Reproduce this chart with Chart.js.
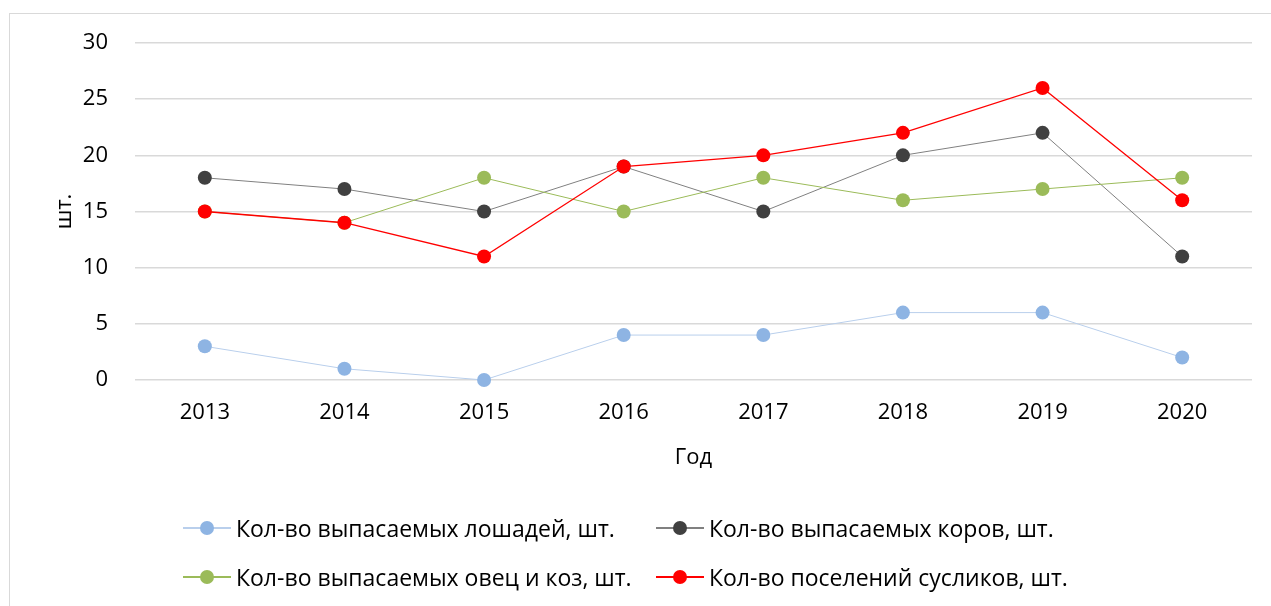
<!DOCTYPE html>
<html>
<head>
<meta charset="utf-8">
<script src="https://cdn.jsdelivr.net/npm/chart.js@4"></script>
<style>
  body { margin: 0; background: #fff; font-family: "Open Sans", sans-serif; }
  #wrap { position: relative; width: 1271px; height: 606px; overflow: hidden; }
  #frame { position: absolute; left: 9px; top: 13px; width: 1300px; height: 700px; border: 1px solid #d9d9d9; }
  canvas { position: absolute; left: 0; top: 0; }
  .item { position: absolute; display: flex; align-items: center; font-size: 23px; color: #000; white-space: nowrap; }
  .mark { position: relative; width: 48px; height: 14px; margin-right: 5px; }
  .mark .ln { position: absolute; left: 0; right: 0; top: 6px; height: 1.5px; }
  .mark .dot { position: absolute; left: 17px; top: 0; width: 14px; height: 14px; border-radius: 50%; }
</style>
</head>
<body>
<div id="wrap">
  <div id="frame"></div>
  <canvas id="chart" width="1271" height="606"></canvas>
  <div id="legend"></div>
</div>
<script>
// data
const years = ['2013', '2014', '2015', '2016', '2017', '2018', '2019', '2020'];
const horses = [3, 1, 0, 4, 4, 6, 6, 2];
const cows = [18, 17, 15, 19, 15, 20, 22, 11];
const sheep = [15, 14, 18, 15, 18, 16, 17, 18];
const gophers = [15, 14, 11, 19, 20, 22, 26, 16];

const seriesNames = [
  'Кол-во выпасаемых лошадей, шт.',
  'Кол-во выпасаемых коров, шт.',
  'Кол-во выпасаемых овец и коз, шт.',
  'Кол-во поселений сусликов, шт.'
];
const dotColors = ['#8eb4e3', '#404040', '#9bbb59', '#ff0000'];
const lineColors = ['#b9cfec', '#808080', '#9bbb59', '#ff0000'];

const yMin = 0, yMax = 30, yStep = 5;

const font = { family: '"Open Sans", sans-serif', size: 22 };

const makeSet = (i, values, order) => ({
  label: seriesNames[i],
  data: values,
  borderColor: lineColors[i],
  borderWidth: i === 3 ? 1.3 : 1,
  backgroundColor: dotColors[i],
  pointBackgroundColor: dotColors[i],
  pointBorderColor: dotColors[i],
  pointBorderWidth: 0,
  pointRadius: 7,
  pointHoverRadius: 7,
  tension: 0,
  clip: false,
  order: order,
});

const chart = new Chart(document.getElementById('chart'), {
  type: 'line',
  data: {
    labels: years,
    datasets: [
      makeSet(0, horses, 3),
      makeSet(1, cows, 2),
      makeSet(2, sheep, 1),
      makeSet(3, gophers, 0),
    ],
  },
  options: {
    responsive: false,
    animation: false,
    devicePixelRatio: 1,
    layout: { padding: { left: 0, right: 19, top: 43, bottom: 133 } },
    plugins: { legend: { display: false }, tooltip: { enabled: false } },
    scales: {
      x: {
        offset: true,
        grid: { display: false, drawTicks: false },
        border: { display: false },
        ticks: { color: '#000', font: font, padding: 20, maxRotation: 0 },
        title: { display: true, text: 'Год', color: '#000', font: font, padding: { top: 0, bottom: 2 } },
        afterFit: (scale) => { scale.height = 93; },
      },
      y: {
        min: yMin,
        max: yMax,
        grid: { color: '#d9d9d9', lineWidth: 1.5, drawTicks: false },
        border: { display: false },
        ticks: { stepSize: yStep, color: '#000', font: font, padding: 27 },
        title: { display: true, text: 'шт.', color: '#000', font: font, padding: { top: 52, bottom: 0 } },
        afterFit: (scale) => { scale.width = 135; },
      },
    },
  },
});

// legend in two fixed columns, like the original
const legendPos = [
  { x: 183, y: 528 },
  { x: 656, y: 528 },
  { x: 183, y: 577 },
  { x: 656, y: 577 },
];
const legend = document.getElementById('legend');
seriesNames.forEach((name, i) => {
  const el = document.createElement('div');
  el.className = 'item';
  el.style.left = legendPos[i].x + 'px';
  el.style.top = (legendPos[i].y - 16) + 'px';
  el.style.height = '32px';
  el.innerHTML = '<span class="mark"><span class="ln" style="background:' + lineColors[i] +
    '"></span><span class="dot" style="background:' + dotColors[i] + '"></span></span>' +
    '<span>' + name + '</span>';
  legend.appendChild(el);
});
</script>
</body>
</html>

Directions:
The listing above needs to be output again exactly. Don't include the pictures.

The output:
Reproduce this chart with Chart.js.
<!DOCTYPE html>
<html>
<head>
<meta charset="utf-8">
<script src="https://cdn.jsdelivr.net/npm/chart.js@4"></script>
<style>
  body { margin: 0; background: #fff; font-family: "Open Sans", sans-serif; }
  #wrap { position: relative; width: 1271px; height: 606px; overflow: hidden; }
  #frame { position: absolute; left: 9px; top: 13px; width: 1300px; height: 700px; border: 1px solid #d9d9d9; }
  canvas { position: absolute; left: 0; top: 0; }
  .item { position: absolute; display: flex; align-items: center; font-size: 23px; color: #000; white-space: nowrap; }
  .mark { position: relative; width: 48px; height: 14px; margin-right: 5px; }
  .mark .ln { position: absolute; left: 0; right: 0; top: 6px; height: 1.5px; }
  .mark .dot { position: absolute; left: 17px; top: 0; width: 14px; height: 14px; border-radius: 50%; }
</style>
</head>
<body>
<div id="wrap">
  <div id="frame"></div>
  <canvas id="chart" width="1271" height="606"></canvas>
  <div id="legend"></div>
</div>
<script>
// data
const years = ['2013', '2014', '2015', '2016', '2017', '2018', '2019', '2020'];
const horses = [3, 1, 0, 4, 4, 6, 6, 2];
const cows = [18, 17, 15, 19, 15, 20, 22, 11];
const sheep = [15, 14, 18, 15, 18, 16, 17, 18];
const gophers = [15, 14, 11, 19, 20, 22, 26, 16];

const seriesNames = [
  'Кол-во выпасаемых лошадей, шт.',
  'Кол-во выпасаемых коров, шт.',
  'Кол-во выпасаемых овец и коз, шт.',
  'Кол-во поселений сусликов, шт.'
];
const dotColors = ['#8eb4e3', '#404040', '#9bbb59', '#ff0000'];
const lineColors = ['#b9cfec', '#808080', '#9bbb59', '#ff0000'];

const yMin = 0, yMax = 30, yStep = 5;

const font = { family: '"Open Sans", sans-serif', size: 22 };

const makeSet = (i, values, order) => ({
  label: seriesNames[i],
  data: values,
  borderColor: lineColors[i],
  borderWidth: i === 3 ? 1.3 : 1,
  backgroundColor: dotColors[i],
  pointBackgroundColor: dotColors[i],
  pointBorderColor: dotColors[i],
  pointBorderWidth: 0,
  pointRadius: 7,
  pointHoverRadius: 7,
  tension: 0,
  clip: false,
  order: order,
});

const chart = new Chart(document.getElementById('chart'), {
  type: 'line',
  data: {
    labels: years,
    datasets: [
      makeSet(0, horses, 3),
      makeSet(1, cows, 2),
      makeSet(2, sheep, 1),
      makeSet(3, gophers, 0),
    ],
  },
  options: {
    responsive: false,
    animation: false,
    devicePixelRatio: 1,
    layout: { padding: { left: 0, right: 19, top: 43, bottom: 133 } },
    plugins: { legend: { display: false }, tooltip: { enabled: false } },
    scales: {
      x: {
        offset: true,
        grid: { display: false, drawTicks: false },
        border: { display: false },
        ticks: { color: '#000', font: font, padding: 20, maxRotation: 0 },
        title: { display: true, text: 'Год', color: '#000', font: font, padding: { top: 0, bottom: 2 } },
        afterFit: (scale) => { scale.height = 93; },
      },
      y: {
        min: yMin,
        max: yMax,
        grid: { color: '#d9d9d9', lineWidth: 1.5, drawTicks: false },
        border: { display: false },
        ticks: { stepSize: yStep, color: '#000', font: font, padding: 27 },
        title: { display: true, text: 'шт.', color: '#000', font: font, padding: { top: 52, bottom: 0 } },
        afterFit: (scale) => { scale.width = 135; },
      },
    },
  },
});

// legend in two fixed columns, like the original
const legendPos = [
  { x: 183, y: 528 },
  { x: 656, y: 528 },
  { x: 183, y: 577 },
  { x: 656, y: 577 },
];
const legend = document.getElementById('legend');
seriesNames.forEach((name, i) => {
  const el = document.createElement('div');
  el.className = 'item';
  el.style.left = legendPos[i].x + 'px';
  el.style.top = (legendPos[i].y - 16) + 'px';
  el.style.height = '32px';
  el.innerHTML = '<span class="mark"><span class="ln" style="background:' + lineColors[i] +
    '"></span><span class="dot" style="background:' + dotColors[i] + '"></span></span>' +
    '<span>' + name + '</span>';
  legend.appendChild(el);
});
</script>
</body>
</html>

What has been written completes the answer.